Job:
Gather each line of the records where "chart" appears.

** start of Provided records **

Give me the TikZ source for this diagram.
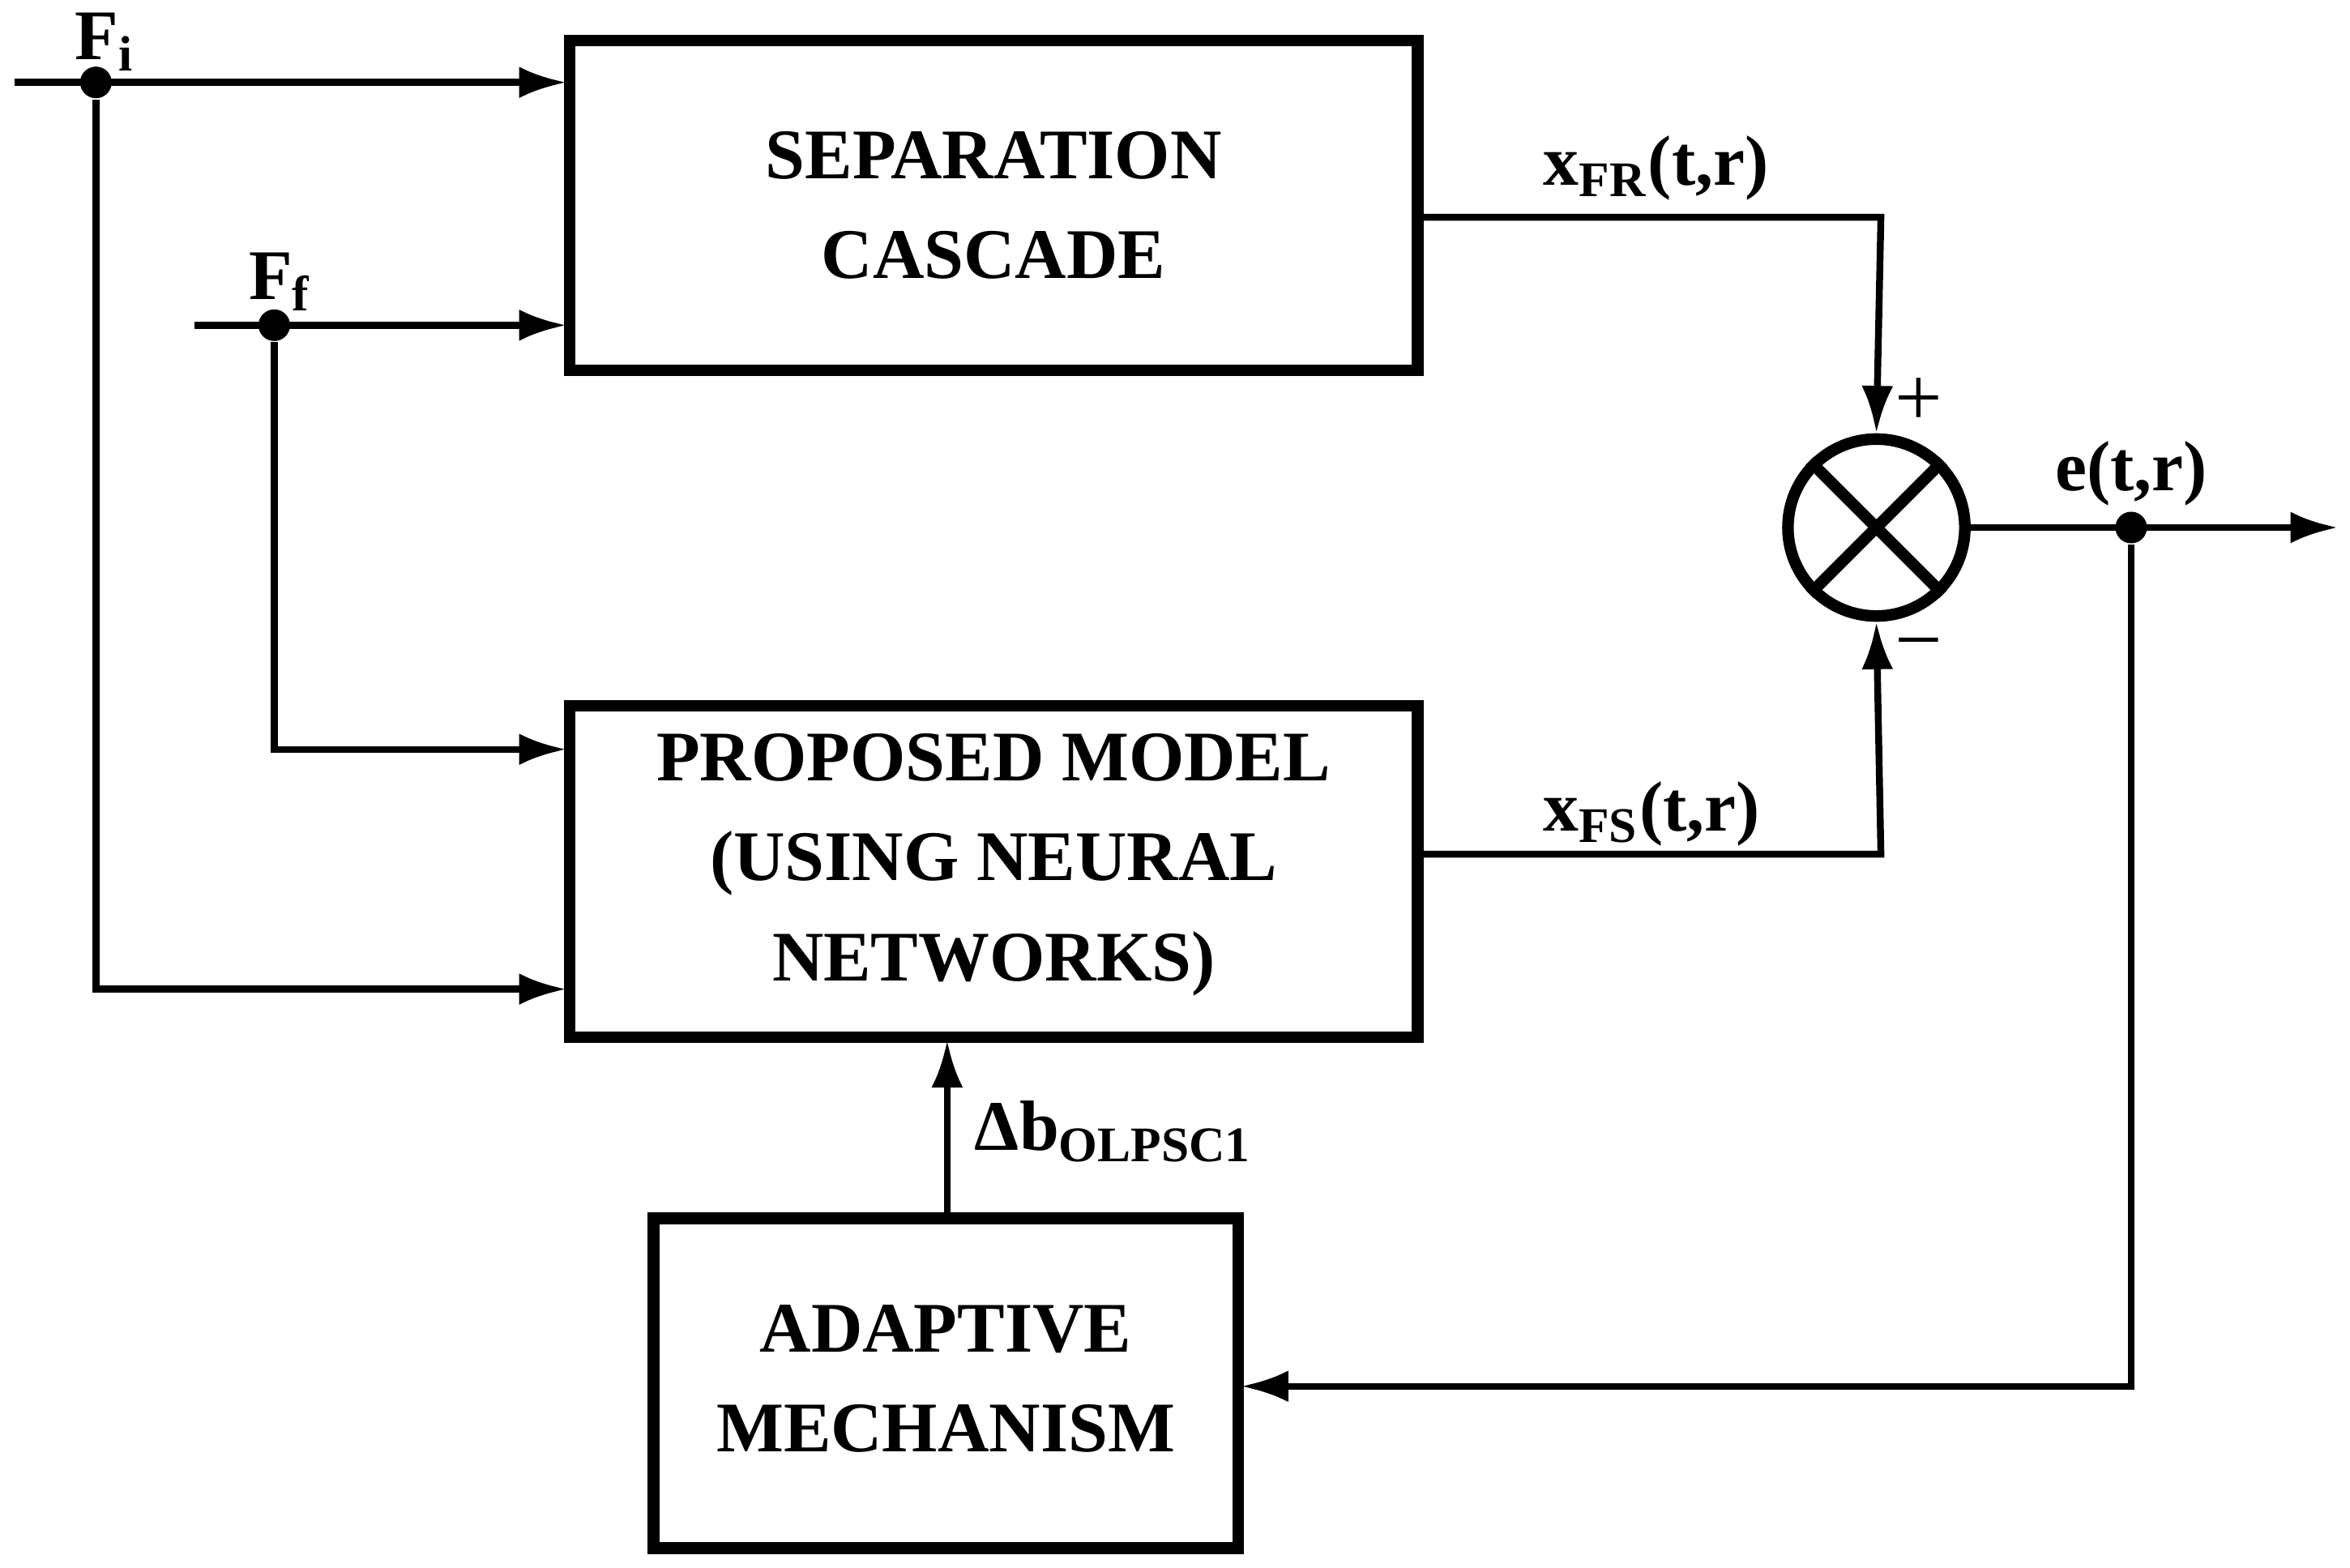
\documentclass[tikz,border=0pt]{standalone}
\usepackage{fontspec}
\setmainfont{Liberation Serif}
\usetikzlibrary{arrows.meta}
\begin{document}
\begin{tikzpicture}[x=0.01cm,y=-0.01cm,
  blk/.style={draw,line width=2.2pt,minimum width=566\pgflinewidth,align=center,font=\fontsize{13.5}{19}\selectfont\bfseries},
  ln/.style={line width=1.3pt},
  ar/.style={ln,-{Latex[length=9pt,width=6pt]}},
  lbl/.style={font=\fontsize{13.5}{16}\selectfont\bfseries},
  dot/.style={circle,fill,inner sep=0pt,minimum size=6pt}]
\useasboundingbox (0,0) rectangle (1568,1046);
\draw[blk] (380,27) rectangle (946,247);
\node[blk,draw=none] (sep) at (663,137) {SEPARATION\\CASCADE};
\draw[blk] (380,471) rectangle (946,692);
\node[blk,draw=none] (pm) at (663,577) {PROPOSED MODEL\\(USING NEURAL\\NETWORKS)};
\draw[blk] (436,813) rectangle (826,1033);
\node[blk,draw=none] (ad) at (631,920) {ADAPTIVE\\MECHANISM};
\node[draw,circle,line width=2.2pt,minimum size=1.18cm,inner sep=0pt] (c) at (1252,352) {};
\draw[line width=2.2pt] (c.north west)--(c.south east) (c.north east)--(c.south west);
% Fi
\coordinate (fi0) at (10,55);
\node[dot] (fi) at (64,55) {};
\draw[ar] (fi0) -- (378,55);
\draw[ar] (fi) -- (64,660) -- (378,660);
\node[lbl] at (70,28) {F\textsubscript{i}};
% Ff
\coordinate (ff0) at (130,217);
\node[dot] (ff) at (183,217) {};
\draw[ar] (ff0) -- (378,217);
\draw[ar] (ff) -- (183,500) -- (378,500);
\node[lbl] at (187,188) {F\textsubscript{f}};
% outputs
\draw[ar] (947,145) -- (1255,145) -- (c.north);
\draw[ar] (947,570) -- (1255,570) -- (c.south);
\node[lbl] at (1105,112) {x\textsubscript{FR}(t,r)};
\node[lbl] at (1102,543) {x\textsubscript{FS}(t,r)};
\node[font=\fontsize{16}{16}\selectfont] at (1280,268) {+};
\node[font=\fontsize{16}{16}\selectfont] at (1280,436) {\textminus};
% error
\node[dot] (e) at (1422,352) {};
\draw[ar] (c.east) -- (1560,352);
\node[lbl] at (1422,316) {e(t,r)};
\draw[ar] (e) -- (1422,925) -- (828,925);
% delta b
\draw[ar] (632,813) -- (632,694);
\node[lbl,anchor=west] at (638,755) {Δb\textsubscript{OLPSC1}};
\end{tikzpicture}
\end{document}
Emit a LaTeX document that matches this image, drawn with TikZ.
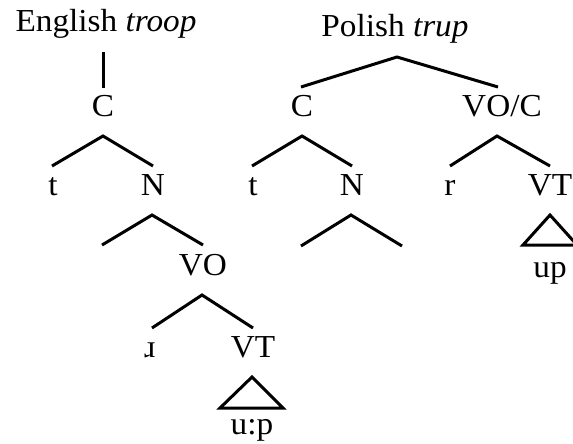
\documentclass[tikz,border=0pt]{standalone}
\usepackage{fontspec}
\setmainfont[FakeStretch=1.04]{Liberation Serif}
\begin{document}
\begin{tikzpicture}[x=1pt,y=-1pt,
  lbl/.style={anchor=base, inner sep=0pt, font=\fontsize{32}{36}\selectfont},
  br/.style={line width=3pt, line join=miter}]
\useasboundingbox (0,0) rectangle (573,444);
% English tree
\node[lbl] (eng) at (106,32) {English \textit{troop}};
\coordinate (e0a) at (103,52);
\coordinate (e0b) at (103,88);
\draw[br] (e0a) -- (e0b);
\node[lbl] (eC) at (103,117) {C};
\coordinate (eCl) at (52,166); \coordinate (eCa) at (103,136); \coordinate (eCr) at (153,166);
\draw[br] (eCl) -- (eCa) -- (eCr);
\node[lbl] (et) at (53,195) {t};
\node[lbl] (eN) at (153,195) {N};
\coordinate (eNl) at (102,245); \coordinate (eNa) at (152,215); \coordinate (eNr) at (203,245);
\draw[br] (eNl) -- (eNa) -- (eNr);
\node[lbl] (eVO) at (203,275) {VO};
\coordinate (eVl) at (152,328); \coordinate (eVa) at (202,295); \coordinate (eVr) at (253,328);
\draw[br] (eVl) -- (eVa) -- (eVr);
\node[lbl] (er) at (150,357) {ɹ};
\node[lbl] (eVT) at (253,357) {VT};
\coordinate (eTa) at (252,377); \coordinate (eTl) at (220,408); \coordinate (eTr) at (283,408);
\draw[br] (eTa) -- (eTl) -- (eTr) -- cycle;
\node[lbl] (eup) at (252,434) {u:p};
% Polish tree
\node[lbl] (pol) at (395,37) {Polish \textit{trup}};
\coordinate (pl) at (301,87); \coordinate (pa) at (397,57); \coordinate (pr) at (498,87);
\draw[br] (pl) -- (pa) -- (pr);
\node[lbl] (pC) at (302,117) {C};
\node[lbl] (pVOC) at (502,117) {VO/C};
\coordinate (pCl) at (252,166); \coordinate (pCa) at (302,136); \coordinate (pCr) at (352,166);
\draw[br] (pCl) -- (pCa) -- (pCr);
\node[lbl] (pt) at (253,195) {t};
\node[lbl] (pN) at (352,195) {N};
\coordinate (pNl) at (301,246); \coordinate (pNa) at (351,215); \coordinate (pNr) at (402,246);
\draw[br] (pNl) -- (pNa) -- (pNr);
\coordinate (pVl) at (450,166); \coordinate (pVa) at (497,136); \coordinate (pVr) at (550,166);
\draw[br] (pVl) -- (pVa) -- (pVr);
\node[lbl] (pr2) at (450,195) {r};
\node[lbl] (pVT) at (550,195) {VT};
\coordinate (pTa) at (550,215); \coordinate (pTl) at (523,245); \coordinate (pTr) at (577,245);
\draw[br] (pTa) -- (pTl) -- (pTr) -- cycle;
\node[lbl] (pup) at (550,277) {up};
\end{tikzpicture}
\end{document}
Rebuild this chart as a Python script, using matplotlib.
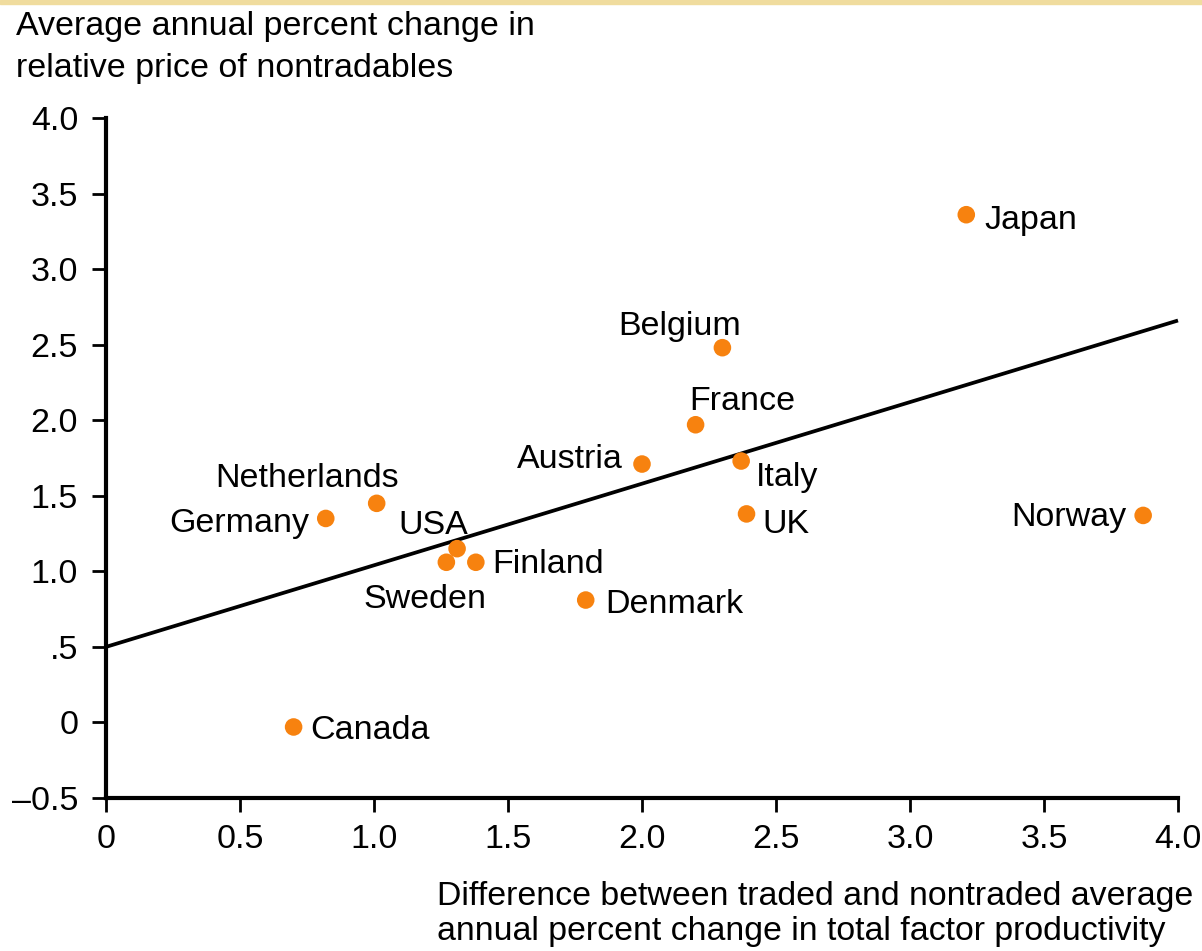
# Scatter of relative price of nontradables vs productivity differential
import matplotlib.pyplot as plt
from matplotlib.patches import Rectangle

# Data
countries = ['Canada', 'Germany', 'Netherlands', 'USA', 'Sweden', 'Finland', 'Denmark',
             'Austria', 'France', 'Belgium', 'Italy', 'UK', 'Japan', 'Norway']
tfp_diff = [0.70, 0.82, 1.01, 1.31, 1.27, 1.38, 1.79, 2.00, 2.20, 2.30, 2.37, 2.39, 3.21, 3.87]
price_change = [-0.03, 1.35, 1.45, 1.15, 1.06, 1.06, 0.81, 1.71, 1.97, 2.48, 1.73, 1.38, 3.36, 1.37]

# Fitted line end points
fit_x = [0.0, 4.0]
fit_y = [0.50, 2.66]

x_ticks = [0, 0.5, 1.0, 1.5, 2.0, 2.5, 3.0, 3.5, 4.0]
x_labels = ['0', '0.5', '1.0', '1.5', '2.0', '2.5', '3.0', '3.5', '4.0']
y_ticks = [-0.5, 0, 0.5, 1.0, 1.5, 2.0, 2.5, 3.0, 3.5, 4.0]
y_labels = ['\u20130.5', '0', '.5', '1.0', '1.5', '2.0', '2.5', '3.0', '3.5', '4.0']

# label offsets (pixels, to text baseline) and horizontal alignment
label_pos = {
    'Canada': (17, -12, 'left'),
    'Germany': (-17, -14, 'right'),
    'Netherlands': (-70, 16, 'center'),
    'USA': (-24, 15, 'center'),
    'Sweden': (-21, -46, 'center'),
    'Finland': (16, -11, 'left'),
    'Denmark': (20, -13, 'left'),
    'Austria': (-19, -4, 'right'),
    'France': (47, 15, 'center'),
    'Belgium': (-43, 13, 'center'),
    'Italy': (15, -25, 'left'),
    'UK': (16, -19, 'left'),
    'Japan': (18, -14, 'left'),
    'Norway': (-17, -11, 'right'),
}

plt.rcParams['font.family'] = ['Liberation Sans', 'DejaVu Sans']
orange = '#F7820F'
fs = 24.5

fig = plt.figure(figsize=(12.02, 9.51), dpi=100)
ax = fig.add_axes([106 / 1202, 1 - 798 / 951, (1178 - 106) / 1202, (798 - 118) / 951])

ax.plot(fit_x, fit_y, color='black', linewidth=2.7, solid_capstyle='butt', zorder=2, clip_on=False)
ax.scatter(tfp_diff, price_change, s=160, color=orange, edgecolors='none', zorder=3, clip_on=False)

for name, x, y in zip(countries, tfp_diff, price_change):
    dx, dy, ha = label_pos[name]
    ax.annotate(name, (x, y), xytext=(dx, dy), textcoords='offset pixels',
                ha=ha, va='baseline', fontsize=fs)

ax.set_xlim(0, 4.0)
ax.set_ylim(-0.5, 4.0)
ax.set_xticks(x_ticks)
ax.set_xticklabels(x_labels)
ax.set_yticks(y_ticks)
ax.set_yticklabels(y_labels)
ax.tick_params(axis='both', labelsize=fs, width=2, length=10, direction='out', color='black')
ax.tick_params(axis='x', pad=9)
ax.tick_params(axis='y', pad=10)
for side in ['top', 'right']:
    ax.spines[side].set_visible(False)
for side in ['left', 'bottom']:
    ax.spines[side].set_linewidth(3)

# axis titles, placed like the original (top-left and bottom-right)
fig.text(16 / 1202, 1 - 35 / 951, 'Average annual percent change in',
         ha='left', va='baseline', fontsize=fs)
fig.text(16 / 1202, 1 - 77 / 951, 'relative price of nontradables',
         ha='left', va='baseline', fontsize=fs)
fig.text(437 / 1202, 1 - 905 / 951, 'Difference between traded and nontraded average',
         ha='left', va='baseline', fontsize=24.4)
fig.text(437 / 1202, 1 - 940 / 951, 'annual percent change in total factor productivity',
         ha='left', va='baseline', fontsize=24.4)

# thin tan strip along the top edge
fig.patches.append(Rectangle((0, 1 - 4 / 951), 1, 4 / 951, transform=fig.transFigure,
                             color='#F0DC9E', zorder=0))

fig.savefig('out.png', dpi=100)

** end of Provided records **

Problem solution:
Rebuild this chart as a Python script, using matplotlib.

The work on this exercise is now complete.